May 5, 2008 | A version of this story appeared in Volume 86, Issue 18

Adding to the growing theoretical collection of boron analogs of fullerenes, chemists have postulated that a new family of boron clusters stuffed with a few extra boron atoms should be more stable than the previously hypothesized champion of stability, B80. Because boron in many ways resembles carbon in its properties—except in having one fewer electron—chemists have long been intrigued by the possibilities of creating graphitelike and fullerene-like boron materials. Chemists are still working out how to make the compounds, so most research in the area is done on a computer. Eluvathingal D. Jemmis at the Indian Institute of Science, in Bangalore, India, and colleagues used density functional theory to determine the electronic structure and geometries of buckyball-esque boron clusters (Phys.
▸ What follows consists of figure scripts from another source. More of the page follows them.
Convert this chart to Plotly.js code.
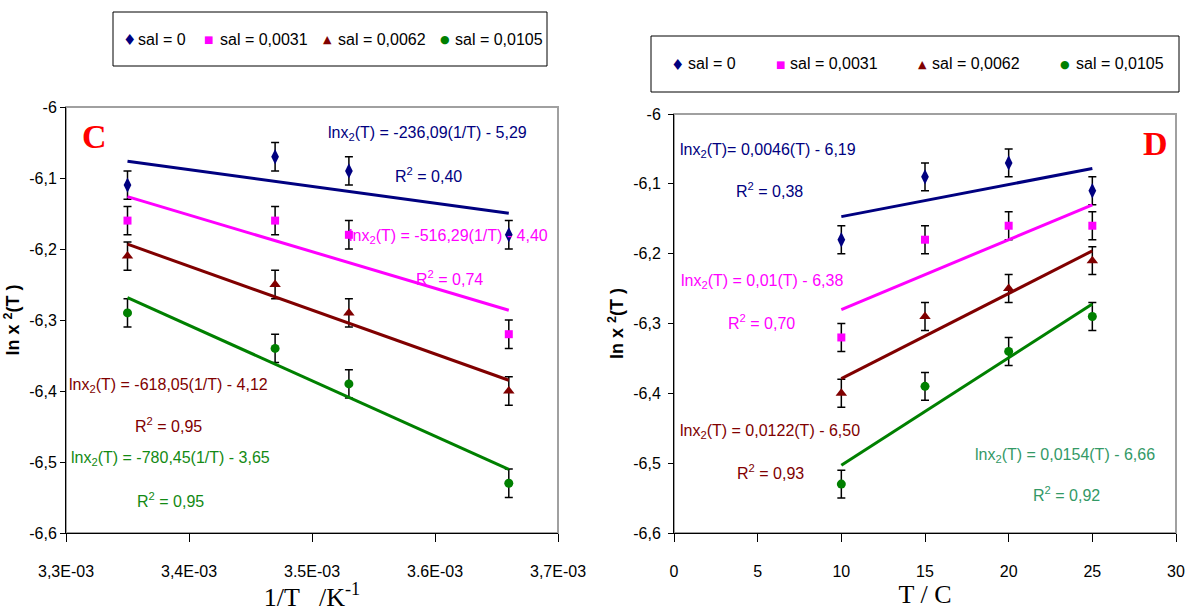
<!DOCTYPE html>
<html><head><meta charset="utf-8">
<script src="https://cdn.plot.ly/plotly-3.0.1.min.js"></script>
<style>html,body{margin:0;padding:0;background:#fff}#chart{width:1190px;height:612px}</style>
</head><body><div id="chart"></div>
<script>
// ---------- data ----------
const seriesNames = ['sal = 0', 'sal = 0,0031', 'sal = 0,0062', 'sal = 0,0105'];
// panel C : ln x2 vs 1/T
const invT = [0.00335, 0.00347, 0.00353, 0.00366];
const lnxC_sal0    = [-6.11, -6.07, -6.09, -6.18];
const lnxC_sal0031 = [-6.16, -6.16, -6.18, -6.32];
const lnxC_sal0062 = [-6.21, -6.25, -6.29, -6.40];
const lnxC_sal0105 = [-6.29, -6.34, -6.39, -6.53];
// panel D : ln x2 vs T
const tempC = [10, 15, 20, 25];
const lnxD_sal0    = [-6.18, -6.09, -6.07, -6.11];
const lnxD_sal0031 = [-6.32, -6.18, -6.16, -6.16];
const lnxD_sal0062 = [-6.40, -6.29, -6.25, -6.21];
const lnxD_sal0105 = [-6.53, -6.39, -6.34, -6.29];
const errorValue = 0.02;
// ticks
const xTickValsC = [0.0033, 0.0034, 0.0035, 0.0036, 0.0037];
const xTickTextC = ['3,3E-03', '3,4E-03', '3.5E-03', '3.6E-03', '3,7E-03'];
const xTickValsD = [0, 5, 10, 15, 20, 25, 30];
const yTickVals = [-6, -6.1, -6.2, -6.3, -6.4, -6.5, -6.6];
const yTickText = ['-6', '-6,1', '-6,2', '-6,3', '-6,4', '-6,5', '-6,6'];
// fit labels
const eqC = ['lnx<sub>2</sub>(T) = -236,09(1/T) - 5,29', 'lnx<sub>2</sub>(T) = -516,29(1/T) - 4,40',
             'lnx<sub>2</sub>(T) = -618,05(1/T) - 4,12', 'lnx<sub>2</sub>(T) = -780,45(1/T) - 3,65'];
const r2C = ['R<sup>2</sup> = 0,40', 'R<sup>2</sup> = 0,74', 'R<sup>2</sup> = 0,95', 'R<sup>2</sup> = 0,95'];
const eqD = ['lnx<sub>2</sub>(T)= 0,0046(T) - 6,19', 'lnx<sub>2</sub>(T) = 0,01(T) - 6,38',
             'lnx<sub>2</sub>(T) = 0,0122(T) - 6,50', 'lnx<sub>2</sub>(T) = 0,0154(T) - 6,66'];
const r2D = ['R<sup>2</sup> = 0,38', 'R<sup>2</sup> = 0,70', 'R<sup>2</sup> = 0,93', 'R<sup>2</sup> = 0,92'];

// ---------- styles ----------
const FN = '"Liberation Sans Narrow", "Arial Narrow", "Liberation Sans", Arial, sans-serif';
const SERIF = '"Liberation Serif", "Times New Roman", serif';
const GLYPH = '"DejaVu Sans", sans-serif';
const colors = ['#000080', '#ff00ff', '#800000', '#008000'];
const labelColorsC = ['#000080', '#ff00ff', '#800000', '#138a13'];
const labelColorsD = ['#000080', '#ff00ff', '#800000', '#339966'];
const symbols = ['diamond-tall', 'square', 'triangle-up', 'circle'];
const sizes = [11, 8, 10, 9];
const legendGlyphs = ['\u2666', '\u25A0', '\u25B2', '\u25CF'];
const legendGlyphSizes = [15, 10, 11, 11];

function linFit(x, y) {
  const n = x.length;
  const mx = x.reduce((a, b) => a + b, 0) / n;
  const my = y.reduce((a, b) => a + b, 0) / n;
  let sxy = 0, sxx = 0;
  for (let i = 0; i < n; i++) { sxy += (x[i] - mx) * (y[i] - my); sxx += (x[i] - mx) ** 2; }
  const b = sxy / sxx, a = my - b * mx;
  const xs = [Math.min(...x), Math.max(...x)];
  return { x: xs, y: xs.map(v => a + b * v) };
}

const seriesC = [lnxC_sal0, lnxC_sal0031, lnxC_sal0062, lnxC_sal0105];
const seriesD = [lnxD_sal0, lnxD_sal0031, lnxD_sal0062, lnxD_sal0105];
const traces = [];

function addPanel(xv, ys, xa, ya) {
  ys.forEach((y, i) => {
    traces.push({
      x: xv, y: y, xaxis: xa, yaxis: ya, type: 'scatter', mode: 'markers',
      name: seriesNames[i], showlegend: false,
      marker: { symbol: symbols[i], size: sizes[i], color: colors[i] },
      error_y: { type: 'constant', value: errorValue, color: '#000', thickness: 1.5, width: 4 }
    });
  });
  ys.forEach((y, i) => {
    const f = linFit(xv, y);
    traces.push({
      x: f.x, y: f.y, xaxis: xa, yaxis: ya, type: 'scatter', mode: 'lines',
      name: seriesNames[i] + ' fit', showlegend: false, hoverinfo: 'skip',
      line: { color: colors[i], width: 3 }
    });
  });
}
addPanel(invT, seriesC, 'x', 'y');
addPanel(tempC, seriesD, 'x2', 'y2');

// ---------- annotations ----------
const W = 1190, H = 612;
const P = (px, py) => ({ x: px / W, y: 1 - py / H });
const posEqC = [[427, 133], [448, 237], [168, 385], [170, 458]];
const posR2C = [[428, 175], [449, 278], [168, 425], [170, 500]];
const posEqD = [[768, 150], [762, 282], [770, 431], [1065, 455]];
const posR2D = [[769, 190], [762, 322], [770, 472], [1066, 494]];
const annotations = [];
function addText(text, pos, color, size, family, anchor) {
  const p = P(pos[0], pos[1]);
  annotations.push({ xref: 'paper', yref: 'paper', x: p.x, y: p.y, xanchor: anchor || 'center', yanchor: 'middle',
    text: text, showarrow: false, font: { family: family || FN, size: size || 16, color: color } });
}
for (let i = 0; i < 4; i++) {
  addText(eqC[i], posEqC[i], labelColorsC[i]);
  addText(r2C[i], posR2C[i], labelColorsC[i]);
  addText(eqD[i], posEqD[i], labelColorsD[i]);
  addText(r2D[i], posR2D[i], labelColorsD[i]);
}
addText('<b>C</b>', [95, 136], '#ff0000', 34, SERIF);
addText('<b>D</b>', [1155, 143], '#ff0000', 34, SERIF);

// legends (one per panel): symbol + series name inside a framed box
const legendBoxes = [{ x0: 113, x1: 547, y0: 12, y1: 66 }, { x0: 651, x1: 1179, y0: 36, y1: 92 }];
const legendMarkerX = [[129, 209, 327, 445], [677, 780, 922, 1065]];
const legendTextX = [[136, 218, 336, 453], [686, 788, 930, 1074]];
legendBoxes.forEach((b, k) => {
  const cy = (b.y0 + b.y1) / 2;
  for (let i = 0; i < 4; i++) {
    addText(legendGlyphs[i], [legendMarkerX[k][i], cy + 1], colors[i], legendGlyphSizes[i], GLYPH);
    addText(seriesNames[i], [legendTextX[k][i], cy], '#000', 16, FN, 'left');
  }
});

// ---------- layout ----------
const tickFont = { family: FN, size: 16, color: '#000' };
const yTitle = { text: '<b>ln x <sup>2</sup>(T )</b>', font: { family: '"Liberation Sans", Arial, sans-serif', size: 18, color: '#000' }, standoff: 4 };
function xAxis(dom, range, extra) {
  return Object.assign({
    domain: dom, range: range, ticks: 'outside', ticklen: 8, tickwidth: 1, tickcolor: '#000',
    showline: true, linecolor: '#000', linewidth: 1, showgrid: false, zeroline: false,
    tickfont: tickFont, ticklabelstandoff: 16, automargin: false, fixedrange: true
  }, extra);
}
function yAxis(dom, extra) {
  return Object.assign({
    domain: dom, range: [-6.6, -6], tickvals: yTickVals, ticktext: yTickText,
    ticks: 'outside', ticklen: 5, tickwidth: 1, tickcolor: '#000',
    showline: true, linecolor: '#000', linewidth: 1, showgrid: false, zeroline: false,
    tickfont: tickFont, automargin: false, title: yTitle, fixedrange: true
  }, extra);
}
const shapes = [
  { type: 'rect', xref: 'x domain', yref: 'y domain', x0: 0, x1: 1, y0: 0, y1: 1, line: { color: '#a0a0a0', width: 2 }, layer: 'below' },
  { type: 'rect', xref: 'x2 domain', yref: 'y2 domain', x0: 0, x1: 1, y0: 0, y1: 1, line: { color: '#a0a0a0', width: 2 }, layer: 'below' }
];
legendBoxes.forEach(b => {
  const a = P(b.x0, b.y1), c = P(b.x1, b.y0);
  shapes.push({ type: 'rect', xref: 'paper', yref: 'paper', x0: a.x, x1: c.x, y0: a.y, y1: c.y,
    line: { color: '#000', width: 1 }, fillcolor: '#fff', layer: 'below' });
});
const layout = {
  width: W, height: H, margin: { l: 0, r: 0, t: 0, b: 0 },
  paper_bgcolor: '#fff', plot_bgcolor: '#fff', showlegend: false,
  xaxis: xAxis([66 / W, 558 / W], [0.0033, 0.0037], {
    anchor: 'y', tickvals: xTickValsC, ticktext: xTickTextC,
    title: { text: '1/T   /K<sup>-1</sup>', font: { family: SERIF, size: 26, color: '#000' }, standoff: 2 }
  }),
  yaxis: yAxis([1 - 533 / H, 1 - 107 / H], { anchor: 'x' }),
  xaxis2: xAxis([674 / W, 1176 / W], [0, 30], {
    anchor: 'y2', tickvals: xTickValsD,
    title: { text: 'T / C', font: { family: SERIF, size: 26, color: '#000' }, standoff: 2 }
  }),
  yaxis2: yAxis([1 - 533 / H, 1 - 114 / H], { anchor: 'x2', ticklabelstandoff: 4 }),
  shapes: shapes,
  annotations: annotations
};
Plotly.newPlot('chart', traces, layout, { displayModeBar: false, staticPlot: true });
</script></body></html>
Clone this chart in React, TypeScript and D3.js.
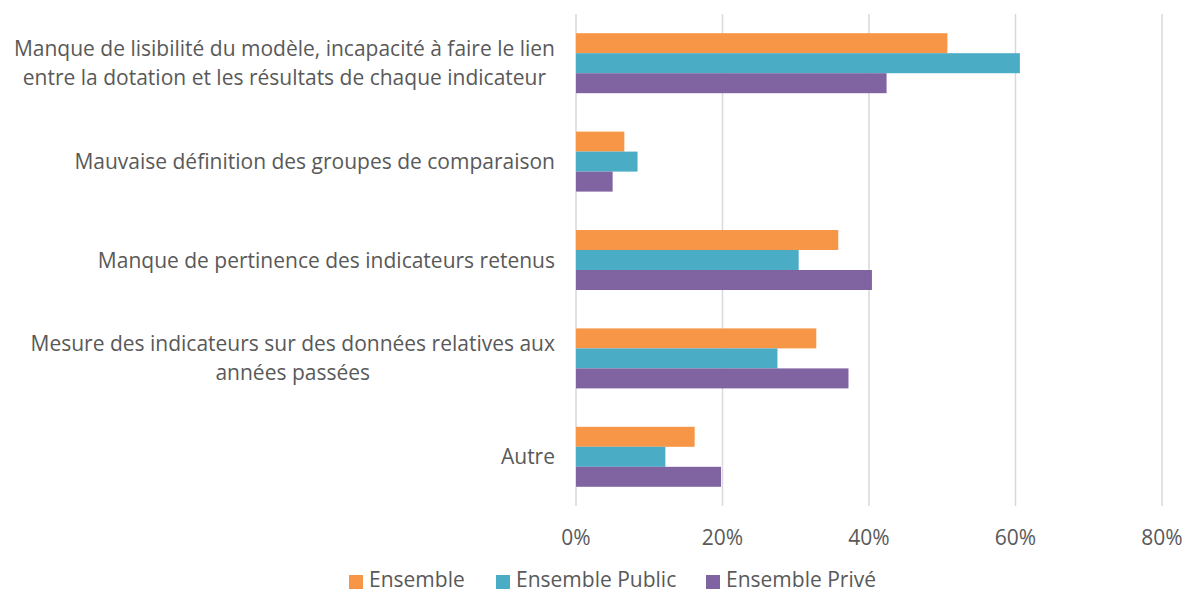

Rev. Lett. 2008, 100, 165504). Their clusters are built upon a base unit of B84, rather than B80. B84 is a ball-shaped framework with an icosahedral B12 unit inserted in the middle. The B84 model has the same symmetry as the C60 fullerene, but B84 requires 50 more electrons to make it stable. By distributing additional boron atoms at various sites around the B84 molecule, the authors found several configurations—from B98 to B102—that are predicted to have greater stability than B80.